9.3 Notes on Interpretation

9.3.1 One Predictor Model

Consider a one-predictor Poisson regression,

\[ \mathrm{log}(\mu_{i}) = \beta_{0} + \beta_{1}x_{1i}\\ \] where \[ \mu = \mathrm{exp}(\beta_{0} + \beta_{1}x_{1}) \]

9.3.2 Similarity to Logistic Regression

Interpretation of the Poisson regression coefficients is similar to logistic regression. For example,

\(\mathrm{exp}(\beta_{0})\) is the effect on the mean of \(Y\) when \(\mathbf{x}=0\)
\(\mathrm{exp}(\beta_{1})\) is the multiplicative effect on the mean of \(Y\) for each 1-unit difference in \(\mathbf{x_{1}}\)

9.3.3 Percent Change

We can also talk about these regression coefficients in terms of percent change as follows,

If \(\beta_{1}\) is negative:
- All else being equal, we might expect to see a \((1-\mathrm{exp}(\beta_{1})) \times 100\) percent decrease in the expected count of \(Y\), with each additional unit increase in \(x_{1}\), holding constant all other variables in the model.
If \(\beta_{1}\) is positive:
- All else being equal, we might expect to see a \((\mathrm{exp}(\beta_{1})-1) \times 100\) percent increase in the expected count of \(Y\), with each additional unit increase in \(x_{1}\), holding constant all other variables in the model.

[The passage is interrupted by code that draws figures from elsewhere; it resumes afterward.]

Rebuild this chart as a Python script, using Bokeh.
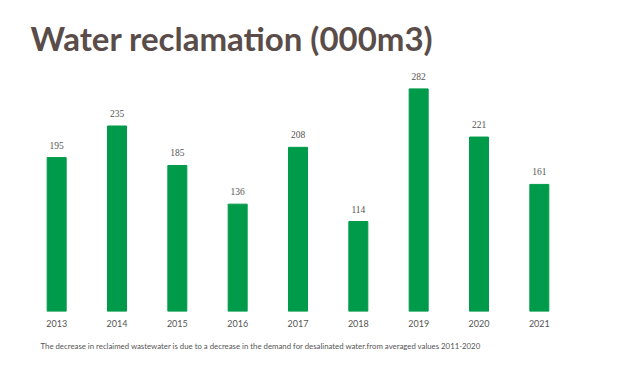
from bokeh.plotting import figure
from bokeh.models import ColumnDataSource, Title, Label, FactorRange, Range1d
from bokeh.embed import file_html
from bokeh.resources import INLINE

years = ["2013", "2014", "2015", "2016", "2017", "2018", "2019", "2020", "2021"]
values = [195, 235, 185, 136, 208, 114, 282, 221, 161]
value_labels = [str(v) for v in values]

title_text = "Water reclamation (000m3)"
note_text = ("The decrease in reclaimed wastewater is due to a decrease in the demand "
             "for desalinated water.from averaged values 2011-2020")

src = ColumnDataSource(data=dict(year=years, value=values, label=value_labels))

p = figure(width=616, height=359, output_backend="svg", toolbar_location=None,
           x_range=FactorRange(*years, range_padding=0), y_range=Range1d(0, 394),
           min_border_left=26, min_border_right=47, min_border_top=0, min_border_bottom=48)

p.vbar(x="year", top="value", width=0.315, source=src, color="#009B4A")
p.text(x="year", y="value", text="label", source=src, y_offset=-9,
       text_align="center", text_baseline="bottom", text_font_size="9.5px",
       text_color="#555555", text_font="Lato")

p.add_layout(Label(x=4, y=274, x_units="screen", y_units="screen", text=title_text,
                   text_font="Lato", text_font_size="33px", text_font_style="bold",
                   text_color="#5A4C49", text_baseline="alphabetic"))
p.add_layout(Title(text=note_text, text_font="Lato", text_font_size="7.8px",
                   text_font_style="normal", text_color="#555555", align="left",
                   offset=14, standoff=18), "below")

p.yaxis.visible = False
p.xaxis.axis_line_color = None
p.xaxis.major_tick_line_color = None
p.xaxis.minor_tick_line_color = None
p.xaxis.major_label_standoff = 2
p.xaxis.major_label_text_font = "Lato"
p.xaxis.major_label_text_font_size = "9px"
p.xaxis.major_label_text_color = "#555555"
p.xgrid.visible = False
p.ygrid.visible = False
p.outline_line_color = None

open("out.html", "w").write(file_html(p, INLINE))
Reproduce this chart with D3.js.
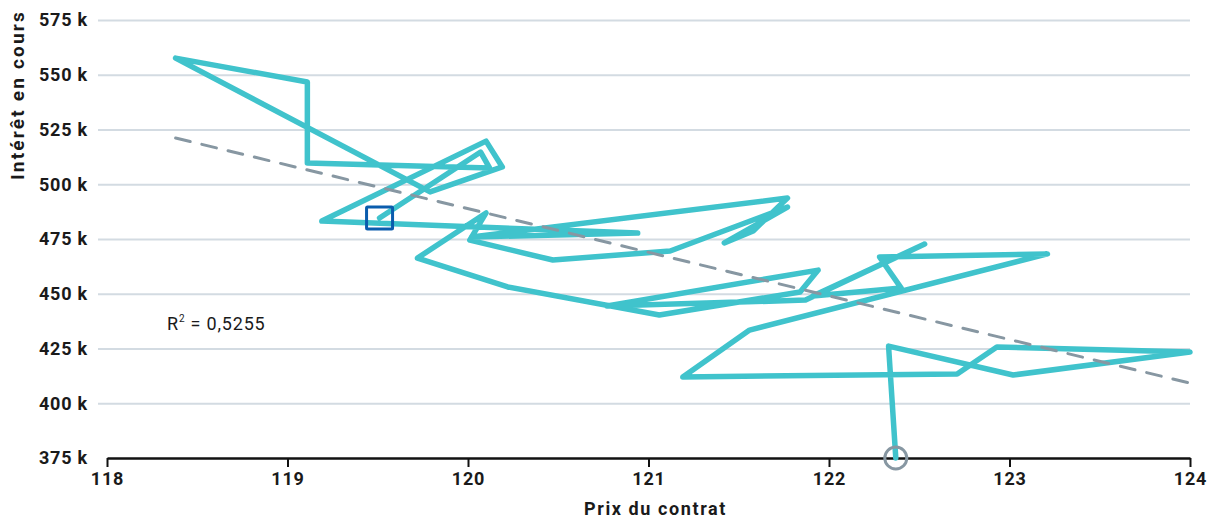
<!DOCTYPE html>
<html>
<head>
<meta charset="utf-8">
<script src="https://cdn.jsdelivr.net/npm/d3@7"></script>
<style>
  body { margin: 0; background: #fff; }
  text { font-family: Roboto, "DejaVu Sans", sans-serif; }
</style>
</head>
<body>
<script>
// contract price (x) and open interest (y), in path order
const prices = [122.37, 122.33, 123.02, 124.0, 122.93, 122.71, 121.19, 121.56, 123.21, 122.28,
  122.40, 121.91, 122.53, 121.87, 120.77, 121.94, 121.84, 121.06, 120.22, 119.72,
  120.10, 120.01, 120.47, 121.12, 121.77, 121.42, 121.58, 121.77, 120.02, 120.94,
  119.19, 120.10, 120.19, 119.79, 118.38, 119.11, 119.11, 120.12, 120.07, 119.51];
const interest = [375000, 426100, 412900, 423400, 425700, 413400, 412000, 433400, 468200, 466800,
  452600, 449000, 472700, 447100, 444400, 460800, 450800, 440300, 453100, 466300,
  486900, 474500, 465400, 469500, 489600, 473200, 478700, 493700, 475900, 477700,
  483200, 519700, 507900, 496500, 557600, 546700, 509700, 507400, 514700, 484600];
// regression line end points
const trendX = [118.38, 124];
const trendY = [521100, 409200];
const xTicks = [118, 119, 120, 121, 122, 123, 124];
const yTicks = [375000, 400000, 425000, 450000, 475000, 500000, 525000, 550000, 575000];
const rSquared = "0,5255";

const W = 1211, H = 521;
const margin = {top: 20, right: 21, bottom: 63, left: 107};

const svg = d3.select("body").append("svg")
  .attr("width", W).attr("height", H);

const x = d3.scaleLinear().domain([118, 124]).range([margin.left, W - margin.right]);
const y = d3.scaleLinear().domain([375000, 575000]).range([H - margin.bottom, margin.top]);

// y gridlines + labels
const yAxis = svg.append("g")
  .attr("transform", "translate(" + (W - margin.right) + ",0)")
  .call(d3.axisLeft(y).tickValues(yTicks)
    .tickSize(W - margin.right - margin.left + 9)
    .tickFormat(d => d / 1000 + " k"));
yAxis.select(".domain").remove();
yAxis.selectAll(".tick line").attr("stroke", "#d3dbe2").attr("stroke-width", 2);
yAxis.selectAll(".tick text")
  .attr("x", -(W - margin.right - margin.left + 19))
  .attr("font-size", 18).attr("font-weight", 700).attr("letter-spacing", 0.8)
  .attr("fill", "#1a1a1a");
yAxis.selectAll(".tick").filter(d => d === 375000).select("line").remove();

// x axis
const xAxis = svg.append("g")
  .attr("transform", "translate(0," + (H - margin.bottom) + ")")
  .call(d3.axisBottom(x).tickValues(xTicks).tickSize(9).tickSizeOuter(0).tickFormat(d3.format("d")));
xAxis.select(".domain").attr("stroke", "#111").attr("stroke-width", 2.5);
xAxis.selectAll(".tick line").attr("stroke", "#111").attr("stroke-width", 2);
xAxis.selectAll(".tick text")
  .attr("y", 14).attr("font-size", 18).attr("font-weight", 700).attr("letter-spacing", 0.8)
  .attr("fill", "#1a1a1a");

// axis titles
svg.append("text")
  .attr("x", (margin.left + W - margin.right) / 2 + 7).attr("y", H - 6)
  .attr("text-anchor", "middle")
  .attr("font-size", 18).attr("font-weight", 700).attr("letter-spacing", 1.6)
  .attr("fill", "#1a1a1a")
  .text("Prix du contrat");
svg.append("text")
  .attr("transform", "translate(24,10) rotate(-90)")
  .attr("text-anchor", "end")
  .attr("font-size", 19).attr("font-weight", 700).attr("letter-spacing", 2.2)
  .attr("fill", "#1a1a1a")
  .text("Intérêt en cours");

// connected path
const pts = prices.map((p, i) => [p, interest[i]]);
const line = d3.line().x(d => x(d[0])).y(d => y(d[1]));
svg.append("path")
  .datum(pts)
  .attr("d", line)
  .attr("fill", "none")
  .attr("stroke", "#40c3cc")
  .attr("stroke-width", 5.5)
  .attr("stroke-linejoin", "round")
  .attr("stroke-linecap", "round");

// regression line
svg.append("path")
  .datum(trendX.map((t, i) => [t, trendY[i]]))
  .attr("d", line)
  .attr("fill", "none")
  .attr("stroke", "#8797a2")
  .attr("stroke-width", 3)
  .attr("stroke-dasharray", "15,12")
  .attr("stroke-linecap", "round");

// start / end markers
const first = pts[0], last = pts[pts.length - 1];
svg.append("circle")
  .attr("cx", x(first[0])).attr("cy", y(first[1])).attr("r", 11)
  .attr("fill", "none").attr("stroke", "#8797a2").attr("stroke-width", 3);
svg.append("rect")
  .attr("x", x(last[0]) - 13).attr("y", y(last[1]) - 11)
  .attr("width", 26).attr("height", 22).attr("rx", 1)
  .attr("fill", "none").attr("stroke", "#0a5cad").attr("stroke-width", 3);

// R squared note
const note = svg.append("text")
  .attr("x", 167).attr("y", 330)
  .attr("font-size", 18).attr("letter-spacing", 0.8).attr("fill", "#1a1a1a");
note.append("tspan").text("R");
note.append("tspan").attr("font-size", 10).attr("dy", -8).text("2");
note.append("tspan").attr("dy", 8).text(" = " + rSquared);
</script>
</body>
</html>
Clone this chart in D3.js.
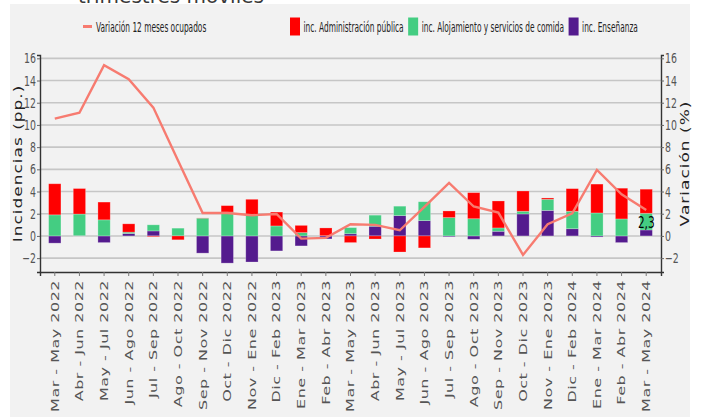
<!DOCTYPE html>
<html>
<head>
<meta charset="utf-8">
<script src="https://cdn.jsdelivr.net/npm/d3@7"></script>
<style>
  body { margin:0; background:#fff; }
  text { font-family: "DejaVu Sans", sans-serif; }
</style>
</head>
<body>
<script>
const categories = ["Mar - May 2022","Abr - Jun 2022","May - Jul 2022","Jun - Ago 2022","Jul - Sep 2022","Ago - Oct 2022","Sep - Nov 2022","Oct - Dic 2022","Nov - Ene 2022","Dic - Feb 2023","Ene - Mar 2023","Feb - Abr 2023","Mar - May 2023","Abr - Jun 2023","May - Jul 2023","Jun - Ago 2023","Jul - Sep 2023","Ago - Oct 2023","Sep - Nov 2023","Oct - Dic 2023","Nov - Ene 2023","Dic - Feb 2024","Ene - Mar 2024","Feb - Abr 2024","Mar - May 2024"]
const adminPublica = [2.8,2.3,1.6,0.75,-0.07,-0.35,0.02,0.58,1.45,1.25,0.65,0.7,-0.6,-0.28,-1.45,-1.08,0.6,2.35,2.43,1.83,0.12,2.04,2.6,2.77,2.17]
const alojamiento = [1.9,1.95,1.45,0.12,0.55,0.7,1.6,2.15,1.85,0.9,0.3,0.02,0.55,1.0,0.85,1.7,1.65,1.55,0.3,0.24,1.0,1.57,2.07,1.53,1.5]
const ensenanza = [-0.65,0.02,-0.6,0.22,0.45,0,-1.55,-2.45,-2.35,-1.35,-0.9,-0.27,0.2,0.87,1.83,1.38,-0.08,-0.3,0.42,1.98,2.3,0.65,-0.1,-0.6,0.54]
const variacion = [10.57,11.1,15.38,14.12,11.56,6.8,2.07,2.07,1.86,1.98,-0.24,-0.18,1.05,1.0,0.51,2.61,4.77,2.65,2.1,-1.71,1.05,2.04,5.95,3.75,2.34]
const yTicks = [-2,0,2,4,6,8,10,12,14,16]
const lastLabel = "2,3"

const width = 702, height = 417
const m = {top:55, bottom:272, left:40, right:661}
const colors = {ens:"#541b8e", aloj:"#44cd82", adm:"#ff0000", line:"#f77b70"}

const rows = categories.map((c,i)=>({cat:c, ens:ensenanza[i], aloj:alojamiento[i], adm:adminPublica[i]}))

const x = d3.scaleBand().domain(categories).range([m.left,m.right]).paddingInner(0.5).paddingOuter(0.35)
const y = d3.scaleLinear().domain([-3.25,16.3]).range([m.bottom,m.top])

const svg = d3.select("body").append("svg").attr("width",width).attr("height",height)

svg.append("rect").attr("x",10).attr("y",4).attr("width",680).attr("height",height-4).attr("fill","#f2f2f2")

// cut-off title
svg.append("text").attr("x",78).attr("y",3).attr("font-size",20).attr("fill","#3a3a3a").text("trimestres móviles")

// grid
svg.append("g").selectAll("line").data(yTicks).enter().append("line")
  .attr("x1",m.left).attr("x2",m.right)
  .attr("y1",d=>y(d)).attr("y2",d=>y(d))
  .attr("stroke","#c6c6c6").attr("stroke-width",1.6)

// bars
const series = d3.stack().keys(["ens","aloj","adm"]).offset(d3.stackOffsetDiverging)(rows)
svg.append("g").selectAll("g").data(series).enter().append("g")
  .attr("fill",d=>colors[d.key])
  .selectAll("rect").data(d=>d).enter().append("rect")
  .attr("x",d=>x(d.data.cat))
  .attr("width",x.bandwidth())
  .attr("y",d=>y(Math.max(d[0],d[1])))
  .attr("height",d=>Math.abs(y(d[0])-y(d[1])))
  .attr("stroke","rgba(255,255,255,0.3)").attr("stroke-width",0.8)

// line
const line = d3.line().x((d,i)=>x(categories[i])+x.bandwidth()/2).y(d=>y(d))
svg.append("path").datum(variacion).attr("d",line)
  .attr("fill","none").attr("stroke",colors.line).attr("stroke-width",2.4)

svg.append("text")
  .attr("transform",`translate(${x(categories[categories.length-1])+x.bandwidth()/2},${y(variacion[variacion.length-1])+18}) scale(0.7,1)`)
  .attr("text-anchor","middle").attr("font-size",15).attr("fill","#000").text(lastLabel)

// axes
const sq = 0.67
const yl = svg.append("g").attr("transform",`translate(${m.left},0)`)
  .call(d3.axisLeft(y).tickValues(yTicks).tickSize(3).tickPadding(1))
const yr = svg.append("g").attr("transform",`translate(${m.right},0)`)
  .call(d3.axisRight(y).tickValues(yTicks).tickSize(3).tickPadding(1))
;[yl,yr].forEach((g,k)=>{
  g.select(".domain").attr("stroke","#333").attr("stroke-width",1.4)
  g.selectAll(".tick line").attr("stroke","#666")
  g.selectAll("text").attr("font-size",14).attr("fill","#555").attr("font-family","DejaVu Sans")
    .attr("x",k==0 ? -4/sq : 4/sq).attr("transform",`scale(${sq},1)`)
})

const xa = svg.append("g").attr("transform",`translate(0,${m.bottom})`)
  .call(d3.axisBottom(x).tickSize(4))
xa.select(".domain").attr("stroke","#333").attr("stroke-width",1.4)
xa.selectAll(".tick line").attr("stroke","#777")
xa.selectAll("text").attr("font-size",16).attr("fill","#555").attr("font-family","DejaVu Sans")
  .attr("letter-spacing","0.5px")
  .attr("text-anchor","end").attr("x",-8).attr("y",0).attr("dy","0.35em")
  .attr("transform","scale(0.7,1) rotate(-90)")

const midY = (m.top+m.bottom)/2
svg.append("text").attr("transform",`translate(18,${midY}) scale(0.72,1) rotate(-90)`)
  .attr("text-anchor","middle").attr("dy","0.35em").attr("font-size",17).attr("letter-spacing","1px")
  .attr("fill","#222").text("Incidencias (pp.)")
svg.append("text").attr("transform",`translate(685,${midY}) scale(0.72,1) rotate(-90)`)
  .attr("text-anchor","middle").attr("dy","0.35em").attr("font-size",17).attr("letter-spacing","1px")
  .attr("fill","#222").text("Variación (%)")

// legend
const lg = svg.append("g").attr("font-size",13.5).attr("fill","#222")
const lsq = 0.55
lg.append("line").attr("x1",83).attr("x2",92).attr("y1",26.5).attr("y2",26.5).attr("stroke",colors.line).attr("stroke-width",3)
lg.append("text").attr("transform",`translate(96,32) scale(${lsq},1)`).text("Variación 12 meses ocupados")
const items = [["adm","inc. Administración pública"],["aloj","inc. Alojamiento y servicios de comida"],["ens","inc. Enseñanza"]]
let lx = 290
items.forEach(([k,label])=>{
  lg.append("rect").attr("x",lx).attr("y",17.5).attr("width",10).attr("height",18).attr("fill",colors[k])
  const t = lg.append("text").attr("transform",`translate(${lx+13.5},32) scale(${lsq},1)`).text(label)
  lx = lx + 13.5 + t.node().getComputedTextLength()*lsq + 4.5
})
</script>
</body>
</html>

The following relationships are helpful to keep in mind,

If \(\beta_{1}=0\) then \(\mathrm{exp}(\beta_{1}) = 1\)
- the expected count, \(\mu=\mathbb{E}(Y)=\mathrm{exp}(\beta_{1})\)
- \(Y\) and \(x_{1}\) are unrelated.
If \(\beta_{1}>0\) then \(\mathrm{exp}(\beta_{1}) > 1\)
- the expected count, \(\mu=\mathbb{E}(Y)\), is \(\mathrm{exp}(\beta_{1})\) times larger then when \(x_{1}=0\).
If \(\beta_{1}<0\) then \(\mathrm{exp}(\beta_{1}) < 1\)
- the expected count, \(\mu=\mathbb{E}(Y)\), is \(\mathrm{exp}(\beta_{1})\) times smaller then when \(x_{1}=0\).

Note that the parameter estimates in their original metric will describe the outcome variable in terms of log units. If we prefer to describe the phenomena in terms of the original count units we will need to use the inverse link function.